**REQUEST**
In the listing below, locate the lines that hold the string "with". Copy those lines.

**PROVIDED DATA**
⁂

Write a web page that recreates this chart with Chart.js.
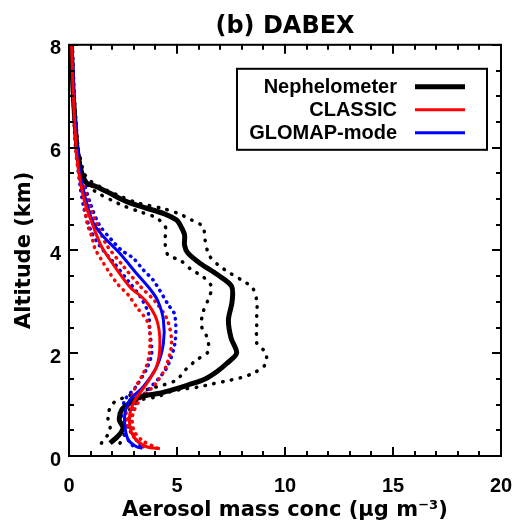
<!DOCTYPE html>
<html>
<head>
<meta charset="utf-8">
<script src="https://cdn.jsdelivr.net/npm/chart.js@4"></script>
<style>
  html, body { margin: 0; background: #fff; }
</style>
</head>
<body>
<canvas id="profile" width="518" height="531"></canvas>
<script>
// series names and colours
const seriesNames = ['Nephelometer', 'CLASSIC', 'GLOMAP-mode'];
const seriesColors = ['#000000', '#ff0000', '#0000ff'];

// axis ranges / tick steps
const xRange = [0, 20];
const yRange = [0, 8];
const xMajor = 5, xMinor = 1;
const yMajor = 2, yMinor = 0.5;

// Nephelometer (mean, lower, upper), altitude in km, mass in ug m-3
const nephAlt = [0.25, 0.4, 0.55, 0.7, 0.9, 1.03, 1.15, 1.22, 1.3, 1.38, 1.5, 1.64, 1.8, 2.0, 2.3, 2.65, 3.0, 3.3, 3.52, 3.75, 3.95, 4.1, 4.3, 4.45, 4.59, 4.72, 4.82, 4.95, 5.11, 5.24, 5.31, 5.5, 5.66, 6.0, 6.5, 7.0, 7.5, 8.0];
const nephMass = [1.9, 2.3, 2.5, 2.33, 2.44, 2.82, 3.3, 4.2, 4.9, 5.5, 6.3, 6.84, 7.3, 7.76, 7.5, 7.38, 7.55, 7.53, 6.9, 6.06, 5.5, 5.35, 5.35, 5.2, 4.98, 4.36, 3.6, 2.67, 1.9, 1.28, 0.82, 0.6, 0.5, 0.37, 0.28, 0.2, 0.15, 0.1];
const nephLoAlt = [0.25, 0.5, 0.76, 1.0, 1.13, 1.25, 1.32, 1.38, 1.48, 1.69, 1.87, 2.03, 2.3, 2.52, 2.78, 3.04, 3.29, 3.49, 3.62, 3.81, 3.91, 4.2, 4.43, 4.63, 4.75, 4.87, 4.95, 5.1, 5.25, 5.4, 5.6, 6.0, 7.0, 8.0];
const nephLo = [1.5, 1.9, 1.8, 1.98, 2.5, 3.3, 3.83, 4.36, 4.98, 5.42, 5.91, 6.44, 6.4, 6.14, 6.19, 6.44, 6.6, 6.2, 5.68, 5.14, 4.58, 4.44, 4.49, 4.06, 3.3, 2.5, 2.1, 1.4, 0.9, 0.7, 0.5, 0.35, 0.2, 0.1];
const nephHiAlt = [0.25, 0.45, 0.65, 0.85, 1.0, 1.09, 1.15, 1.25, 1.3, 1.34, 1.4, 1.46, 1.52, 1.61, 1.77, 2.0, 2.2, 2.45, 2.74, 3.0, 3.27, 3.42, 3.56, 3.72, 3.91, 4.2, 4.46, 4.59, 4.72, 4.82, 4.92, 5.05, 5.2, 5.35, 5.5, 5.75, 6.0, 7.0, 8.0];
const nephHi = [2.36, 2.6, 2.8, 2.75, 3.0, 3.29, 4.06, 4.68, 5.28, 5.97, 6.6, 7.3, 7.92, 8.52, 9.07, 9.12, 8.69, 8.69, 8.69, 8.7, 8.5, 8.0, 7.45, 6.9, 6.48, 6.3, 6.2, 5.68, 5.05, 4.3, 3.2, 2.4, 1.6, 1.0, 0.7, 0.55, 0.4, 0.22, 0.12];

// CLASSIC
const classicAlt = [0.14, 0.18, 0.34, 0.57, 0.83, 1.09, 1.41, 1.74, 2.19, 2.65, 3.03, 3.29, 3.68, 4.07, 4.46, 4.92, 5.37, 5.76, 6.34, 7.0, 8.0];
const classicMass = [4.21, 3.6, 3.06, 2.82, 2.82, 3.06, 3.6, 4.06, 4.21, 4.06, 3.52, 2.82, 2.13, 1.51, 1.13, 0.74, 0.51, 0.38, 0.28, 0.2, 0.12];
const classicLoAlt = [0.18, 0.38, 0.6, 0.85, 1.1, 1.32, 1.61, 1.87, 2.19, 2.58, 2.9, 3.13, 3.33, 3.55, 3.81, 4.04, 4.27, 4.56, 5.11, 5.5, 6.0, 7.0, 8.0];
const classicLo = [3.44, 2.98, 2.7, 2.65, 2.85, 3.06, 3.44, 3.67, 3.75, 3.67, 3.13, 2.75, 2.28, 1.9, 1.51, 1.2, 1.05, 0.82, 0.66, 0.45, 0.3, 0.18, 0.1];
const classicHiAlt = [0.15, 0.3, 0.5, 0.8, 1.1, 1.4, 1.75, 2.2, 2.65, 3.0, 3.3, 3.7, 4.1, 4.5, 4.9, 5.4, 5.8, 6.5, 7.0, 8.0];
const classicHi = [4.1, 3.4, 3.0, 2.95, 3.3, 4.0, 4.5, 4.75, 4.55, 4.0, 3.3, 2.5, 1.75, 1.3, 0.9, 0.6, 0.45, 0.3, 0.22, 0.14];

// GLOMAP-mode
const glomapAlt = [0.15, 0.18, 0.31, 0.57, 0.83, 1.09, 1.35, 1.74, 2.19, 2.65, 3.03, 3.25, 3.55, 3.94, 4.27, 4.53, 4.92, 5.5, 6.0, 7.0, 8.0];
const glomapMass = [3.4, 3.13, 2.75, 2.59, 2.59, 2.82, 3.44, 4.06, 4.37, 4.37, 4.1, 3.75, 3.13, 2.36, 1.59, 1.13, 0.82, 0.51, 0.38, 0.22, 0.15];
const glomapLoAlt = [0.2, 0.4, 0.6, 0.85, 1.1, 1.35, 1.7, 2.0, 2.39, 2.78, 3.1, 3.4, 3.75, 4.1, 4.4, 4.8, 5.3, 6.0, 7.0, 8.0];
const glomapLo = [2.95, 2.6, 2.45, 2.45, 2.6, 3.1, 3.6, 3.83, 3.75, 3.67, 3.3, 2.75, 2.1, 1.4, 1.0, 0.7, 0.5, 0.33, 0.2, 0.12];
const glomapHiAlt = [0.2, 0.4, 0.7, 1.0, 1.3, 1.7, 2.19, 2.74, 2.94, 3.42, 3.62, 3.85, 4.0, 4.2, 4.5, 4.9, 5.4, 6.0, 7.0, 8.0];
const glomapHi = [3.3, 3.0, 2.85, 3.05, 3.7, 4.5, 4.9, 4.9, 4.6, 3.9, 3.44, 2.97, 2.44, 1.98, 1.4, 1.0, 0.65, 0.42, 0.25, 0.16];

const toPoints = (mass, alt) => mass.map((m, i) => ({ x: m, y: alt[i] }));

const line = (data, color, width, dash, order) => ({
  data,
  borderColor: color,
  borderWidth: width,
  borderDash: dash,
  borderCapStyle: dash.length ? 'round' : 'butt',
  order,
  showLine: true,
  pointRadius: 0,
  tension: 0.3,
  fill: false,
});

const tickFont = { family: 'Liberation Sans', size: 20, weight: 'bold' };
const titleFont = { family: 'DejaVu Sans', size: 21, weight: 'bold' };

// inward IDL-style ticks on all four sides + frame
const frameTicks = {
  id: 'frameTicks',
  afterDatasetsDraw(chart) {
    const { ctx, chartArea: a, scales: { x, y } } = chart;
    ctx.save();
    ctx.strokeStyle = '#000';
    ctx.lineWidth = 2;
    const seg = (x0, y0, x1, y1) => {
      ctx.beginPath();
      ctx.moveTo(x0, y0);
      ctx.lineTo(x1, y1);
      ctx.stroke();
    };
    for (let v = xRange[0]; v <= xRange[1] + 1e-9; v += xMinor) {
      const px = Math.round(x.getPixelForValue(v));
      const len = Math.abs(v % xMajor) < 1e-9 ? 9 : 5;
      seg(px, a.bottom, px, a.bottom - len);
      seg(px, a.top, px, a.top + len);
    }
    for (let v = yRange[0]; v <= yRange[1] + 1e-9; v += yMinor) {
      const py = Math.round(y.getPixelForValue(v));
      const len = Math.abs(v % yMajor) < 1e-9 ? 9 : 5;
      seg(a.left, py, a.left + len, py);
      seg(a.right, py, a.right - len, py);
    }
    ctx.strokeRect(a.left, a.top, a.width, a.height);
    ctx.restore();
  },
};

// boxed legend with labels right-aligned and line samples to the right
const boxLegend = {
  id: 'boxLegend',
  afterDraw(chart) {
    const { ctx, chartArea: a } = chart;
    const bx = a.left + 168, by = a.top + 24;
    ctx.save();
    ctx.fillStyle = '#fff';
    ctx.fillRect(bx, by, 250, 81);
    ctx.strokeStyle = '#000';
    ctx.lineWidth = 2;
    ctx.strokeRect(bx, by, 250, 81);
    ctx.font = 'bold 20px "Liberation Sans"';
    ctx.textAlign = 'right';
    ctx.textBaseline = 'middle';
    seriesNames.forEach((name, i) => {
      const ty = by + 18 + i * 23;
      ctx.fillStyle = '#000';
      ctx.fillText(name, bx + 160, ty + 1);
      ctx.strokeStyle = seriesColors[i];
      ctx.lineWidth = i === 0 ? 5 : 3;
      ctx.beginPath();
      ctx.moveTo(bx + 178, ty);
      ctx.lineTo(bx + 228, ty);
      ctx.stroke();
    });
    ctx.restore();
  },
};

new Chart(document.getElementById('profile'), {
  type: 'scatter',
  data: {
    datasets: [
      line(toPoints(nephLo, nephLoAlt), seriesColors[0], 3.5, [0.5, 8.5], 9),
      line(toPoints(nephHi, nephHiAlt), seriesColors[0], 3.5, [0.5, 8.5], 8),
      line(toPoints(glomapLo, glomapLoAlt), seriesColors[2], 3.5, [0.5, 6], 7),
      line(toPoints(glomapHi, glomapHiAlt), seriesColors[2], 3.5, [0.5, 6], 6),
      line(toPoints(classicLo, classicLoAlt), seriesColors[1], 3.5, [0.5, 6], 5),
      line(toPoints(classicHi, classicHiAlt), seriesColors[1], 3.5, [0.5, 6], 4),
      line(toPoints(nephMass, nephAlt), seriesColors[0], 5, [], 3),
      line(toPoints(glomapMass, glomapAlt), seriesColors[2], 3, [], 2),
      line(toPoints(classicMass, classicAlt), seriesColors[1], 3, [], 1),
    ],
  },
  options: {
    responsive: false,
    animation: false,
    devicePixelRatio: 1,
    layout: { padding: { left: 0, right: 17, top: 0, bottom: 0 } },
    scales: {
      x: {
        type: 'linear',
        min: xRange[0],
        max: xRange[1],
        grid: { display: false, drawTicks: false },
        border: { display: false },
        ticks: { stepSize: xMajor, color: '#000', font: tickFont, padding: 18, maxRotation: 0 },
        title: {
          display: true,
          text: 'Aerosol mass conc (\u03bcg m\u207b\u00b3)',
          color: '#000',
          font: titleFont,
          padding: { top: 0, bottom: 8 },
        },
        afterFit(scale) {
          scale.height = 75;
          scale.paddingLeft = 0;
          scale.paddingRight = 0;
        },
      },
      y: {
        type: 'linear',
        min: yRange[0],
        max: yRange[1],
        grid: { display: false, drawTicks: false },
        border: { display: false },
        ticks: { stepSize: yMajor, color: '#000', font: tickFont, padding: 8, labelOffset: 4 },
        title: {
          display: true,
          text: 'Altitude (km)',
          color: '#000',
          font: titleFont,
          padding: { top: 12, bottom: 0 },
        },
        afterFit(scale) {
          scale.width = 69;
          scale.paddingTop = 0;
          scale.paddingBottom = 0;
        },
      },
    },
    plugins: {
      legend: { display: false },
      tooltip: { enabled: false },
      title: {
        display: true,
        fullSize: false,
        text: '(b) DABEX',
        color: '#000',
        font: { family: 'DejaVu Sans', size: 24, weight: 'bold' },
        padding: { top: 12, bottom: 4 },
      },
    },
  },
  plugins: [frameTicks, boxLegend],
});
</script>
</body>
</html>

⁂

**OUTPUT OF THE TASK**
Write a web page that recreates this chart with Chart.js.
// boxed legend with labels right-aligned and line samples to the right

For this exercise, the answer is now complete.